“Grief is the Thing With Feathers” by Max Porter (Review)

{ my rating: ★★★★ }

Grief is the Thing With Feathers by Max Porter is a collection of prose poetry that chronicles how a widower and his two sons cope with grieving after their wife/mother passes away from a sudden home accident. The husband, the two boys, and their bizarre counselor—a crow—narrate through three stages: immediately after her funeral, months later, and then to the point where the boys seem to have endured the most difficult part of the grieving process.

Positive Aspects:

The poems between the narrators vary greatly in terms of voice, syntax, and tone. This helps ease us into connecting with each narrator while also offering different perspectives about the wife, life, accidents, and many other topics according to the age and wisdom of each narrator.

For example, the boys have a combined view that they expected the world to respond like humans respond to death on television, with sirens and chaos and an endless amount of people watching in shock and huddling around them, but Crow offers blunt reality, which means even those who were close do not mourn much for the dead.

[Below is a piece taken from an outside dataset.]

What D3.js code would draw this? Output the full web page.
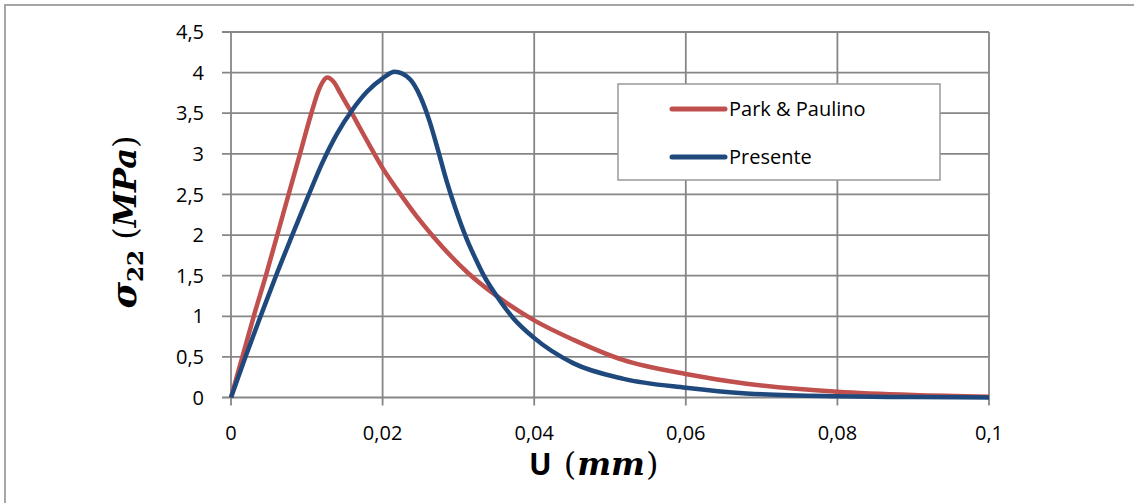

The most fascinating figure of the collection in my opinion is Crow. He’s a metaphor inspired by Ted Hughes’ poetry collection Crow, but what he’s a metaphor for is up to interpretation. Maybe the boys lost their minds when they woke up the first day after her funeral, paralyzed by the fear of all their Mother would no longer be doing or saying, which therefore drew Crow into their grieving process as an imaginary shrink. Or maybe he just is the personification of grief. Whatever he is or whatever he isn’t, the truth is that Crow is most certainly the golden character in the collection.

He recounts stories about his own history on par with the dark fables of Greek and Norse mythology, tells the boys to rebuild their mother as best as they can and he will bring the best one to life only to laugh at their faith, but he remains the most beautiful part of the collection because of his undying devotion to getting the boys through the grieving.

Dad and Crow were fighting in the living room. Door closed. There was a low droning cawera skraa, caw, cawera, skraa and Dad saying Stop it, Stop it, caw, craw, and hocking, retching, spitting, bad language, cronks, barks, sobs, a weird gamelan jam of broken father sounds and violent bird calls, thumps and shrieks and twinging rips. 
(pg 40)

The father is the second best golden character. Though he tries his best to move on as everyone advises him to, grief manifests in deeper and different ways through his entries, ways that made me wonder if grief is more painful for men to endure than for women. His humanity and quiet honesty made for a near instant connection.

Negative Aspects:

My single complaint would be that the poetry has a time problem. You’re never quite certain what is fact, what is currently happening, what pieces of narration are from a future point, and how much time passes between each piece. The result is that there’s a distance between what the reader feels and what the characters feel throughout the entries.

A second read through did help me put my finger on the shifting time between the three sections, but for the average reader or for a person new to modern poetry, it may be nearly impossible to grasp onto something stable while still understanding the poetry.

Conclusion:

Grief is the Thing With Feathers is a powerful collection of prose poetry that captures the most poignant and painful moments a grieving family goes through. Some snippets are so powerful that they can drive you to tears, but don’t let the brevity of the collection fool you: this is not a collection to read quickly.